Yann Martel takes us on an extraordinary journey in his bestselling novel: Life of Pi. The book tells of the intriguing and unique story of sixteen year old Piscine Patel, nicknamed Pi, who becomes stranded at sea with nothing but a Bengal tiger for company.
The story begins as we are introduced to Pi (nicknamed after the ridiculously long mathematical number) who explains his childhood growing up in India and spending time with his zookeeper father at Pondicherry zoo. Pi describes in detail the animals’ behaviours and how his father warned him about the dangers of being in close proximity to certain animals, notably Richard Parker, one of the zoo’s Bengal tigers. In addition to this, Pi also describes his family’s dismay at his religious conversions to Hinduism, Islam and Christianity.

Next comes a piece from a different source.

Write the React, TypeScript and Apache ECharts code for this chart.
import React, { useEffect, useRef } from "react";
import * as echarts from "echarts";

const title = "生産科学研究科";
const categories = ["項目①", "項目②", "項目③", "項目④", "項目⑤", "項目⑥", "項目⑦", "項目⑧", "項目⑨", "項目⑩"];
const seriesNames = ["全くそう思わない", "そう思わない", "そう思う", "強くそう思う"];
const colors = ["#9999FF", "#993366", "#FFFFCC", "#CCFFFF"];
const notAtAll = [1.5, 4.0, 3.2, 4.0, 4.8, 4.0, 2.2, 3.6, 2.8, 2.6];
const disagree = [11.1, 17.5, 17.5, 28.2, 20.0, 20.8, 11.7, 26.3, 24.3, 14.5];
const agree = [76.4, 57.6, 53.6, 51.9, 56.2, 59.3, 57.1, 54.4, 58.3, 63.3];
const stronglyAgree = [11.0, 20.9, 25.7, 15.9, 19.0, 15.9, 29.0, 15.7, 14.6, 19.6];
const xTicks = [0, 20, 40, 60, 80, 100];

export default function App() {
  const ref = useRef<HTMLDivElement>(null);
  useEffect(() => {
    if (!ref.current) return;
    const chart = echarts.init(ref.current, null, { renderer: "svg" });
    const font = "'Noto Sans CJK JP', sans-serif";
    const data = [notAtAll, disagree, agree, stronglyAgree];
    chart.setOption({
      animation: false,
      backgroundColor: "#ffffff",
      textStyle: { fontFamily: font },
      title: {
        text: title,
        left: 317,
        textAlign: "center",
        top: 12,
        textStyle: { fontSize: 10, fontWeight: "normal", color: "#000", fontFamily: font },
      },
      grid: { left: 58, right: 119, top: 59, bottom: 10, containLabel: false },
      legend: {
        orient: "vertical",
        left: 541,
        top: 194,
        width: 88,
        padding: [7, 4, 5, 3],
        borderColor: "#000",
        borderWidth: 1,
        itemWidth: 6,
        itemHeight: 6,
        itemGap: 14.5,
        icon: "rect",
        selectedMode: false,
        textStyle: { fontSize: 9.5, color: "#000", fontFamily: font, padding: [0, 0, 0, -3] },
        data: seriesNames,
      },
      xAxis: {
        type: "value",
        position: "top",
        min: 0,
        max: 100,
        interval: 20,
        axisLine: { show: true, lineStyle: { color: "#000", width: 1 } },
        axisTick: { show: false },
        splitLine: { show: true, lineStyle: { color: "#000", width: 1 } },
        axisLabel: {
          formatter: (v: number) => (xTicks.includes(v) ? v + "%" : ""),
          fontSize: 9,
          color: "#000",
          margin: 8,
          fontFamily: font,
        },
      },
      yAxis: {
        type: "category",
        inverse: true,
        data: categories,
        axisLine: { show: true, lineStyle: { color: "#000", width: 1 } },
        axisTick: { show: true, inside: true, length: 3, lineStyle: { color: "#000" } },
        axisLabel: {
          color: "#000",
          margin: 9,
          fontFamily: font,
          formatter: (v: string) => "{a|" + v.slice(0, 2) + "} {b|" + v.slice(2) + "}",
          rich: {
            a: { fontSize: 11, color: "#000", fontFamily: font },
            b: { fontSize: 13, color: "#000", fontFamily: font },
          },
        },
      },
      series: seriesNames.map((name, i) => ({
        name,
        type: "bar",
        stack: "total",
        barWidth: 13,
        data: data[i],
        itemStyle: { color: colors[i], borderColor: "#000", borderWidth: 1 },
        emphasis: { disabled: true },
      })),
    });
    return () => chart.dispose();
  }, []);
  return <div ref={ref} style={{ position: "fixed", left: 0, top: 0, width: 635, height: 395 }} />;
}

Pi and his family, along with their zoo, plan to emigrate to Canada, however their journey is struck by tragedy as a storm leaves Pi the sole human survivor, alongside a zebra, hyena, orang-utan and a tiger to share a lifeboat. In a battle fuelled by hunger and social hierarchy, Pi and Richard Parker are the last two standing and their 227 day adventure of survival begins.

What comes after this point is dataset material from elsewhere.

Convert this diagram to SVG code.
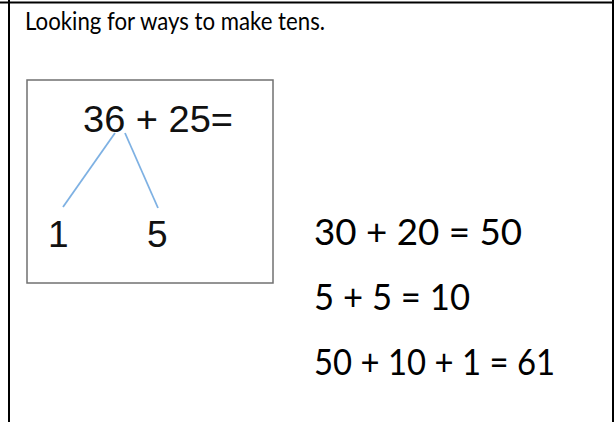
<svg xmlns="http://www.w3.org/2000/svg" width="614" height="422" viewBox="0 0 614 422">
<style>
.frame{stroke:#000;stroke-width:2;fill:none}
.box{stroke:#707070;stroke-width:1.5;fill:#fff}
.cal{font-family:Lato,"Open Sans","Liberation Sans",sans-serif;fill:#000}
.ari{font-family:"Liberation Sans",Arial,sans-serif;fill:#111;font-size:37px}
.conn{stroke:#7eb1e3;stroke-width:1.8;fill:none}
</style>
<rect width="614" height="422" fill="#fff"/>
<g id="frame">
<line class="frame" x1="0" y1="2.5" x2="614" y2="2.5"/>
<line class="frame" x1="9" y1="0" x2="9" y2="422"/>
<line class="frame" x1="613" y1="0" x2="613" y2="422"/>
</g>
<g id="title"><text class="cal" x="25" y="29.5" font-size="25.5" textLength="300" lengthAdjust="spacingAndGlyphs">Looking for ways to make tens.</text></g>
<g id="box"><rect class="box" x="27" y="80" width="246" height="203"/></g>
<g id="sum"><text class="ari" x="83" y="132" textLength="150" lengthAdjust="spacingAndGlyphs">36 + 25=</text></g>
<g id="n1"><text class="ari" x="48" y="247">1</text></g>
<g id="n5"><text class="ari" x="147" y="247">5</text></g>
<g id="connectors">
<line class="conn" x1="115" y1="133" x2="63" y2="207"/>
<line class="conn" x1="125" y1="133" x2="158" y2="208"/>
</g>
<g id="eq1"><text class="cal" x="314" y="245" font-size="37.5" textLength="208" lengthAdjust="spacingAndGlyphs">30 + 20 = 50</text></g>
<g id="eq2"><text class="cal" x="314" y="310" font-size="37.5" textLength="156" lengthAdjust="spacingAndGlyphs">5 + 5 = 10</text></g>
<g id="eq3"><text class="cal" x="314" y="375" font-size="37.5" textLength="241" lengthAdjust="spacingAndGlyphs">50 + 10 + 1 = 61</text></g>
</svg>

The remainder of the story tells of Pi’s determination of survival, including how to tame a tiger and encounters with meerkat-algae-ridden islands in the middle of the ocean, which turn carnivorous at night: turning its fresh water pools into acid and consuming any living thing which sets foot on its land. Martel leaves nothing out in this book including the somewhat disturbing and stomach-churning moments involving the lengths which people, or animals, may go to survive. On the other hand, the book is beautifully written and is without a doubt a feast for the mind. The meticulous detail which Martel divulges into when describing the marine life and observations which Pi encounters is admirable.
The third and final section of the novel describes Pi’s arrival in Mexico and the agonising moment when Richard Parker leaves Pi without as much as a growl goodbye. Japanese Ministry of Transport Officials question Pi about the sinking of the ship and we see the psychological evidence of Pi’s time at sea as the officials comment on Pi’s somewhat strange protective habits concerning food. The officials do not believe Pi’s story so Pi offers them with a horrific alternative in which Pi was actually adrift with his mother, a sailor and the ship’s cook. Not knowing which story to believe (and unable to prove which is true), the officials choose the original story.
Of course, this also leads us to question which story is the real story. I truly feel that this is the beauty and appeal of this book. When an author makes a reader really think and question what they’ve read, that’s when you know you have read a brilliant book. Without a doubt this book deserves its five star rating and is one which I highly recommend.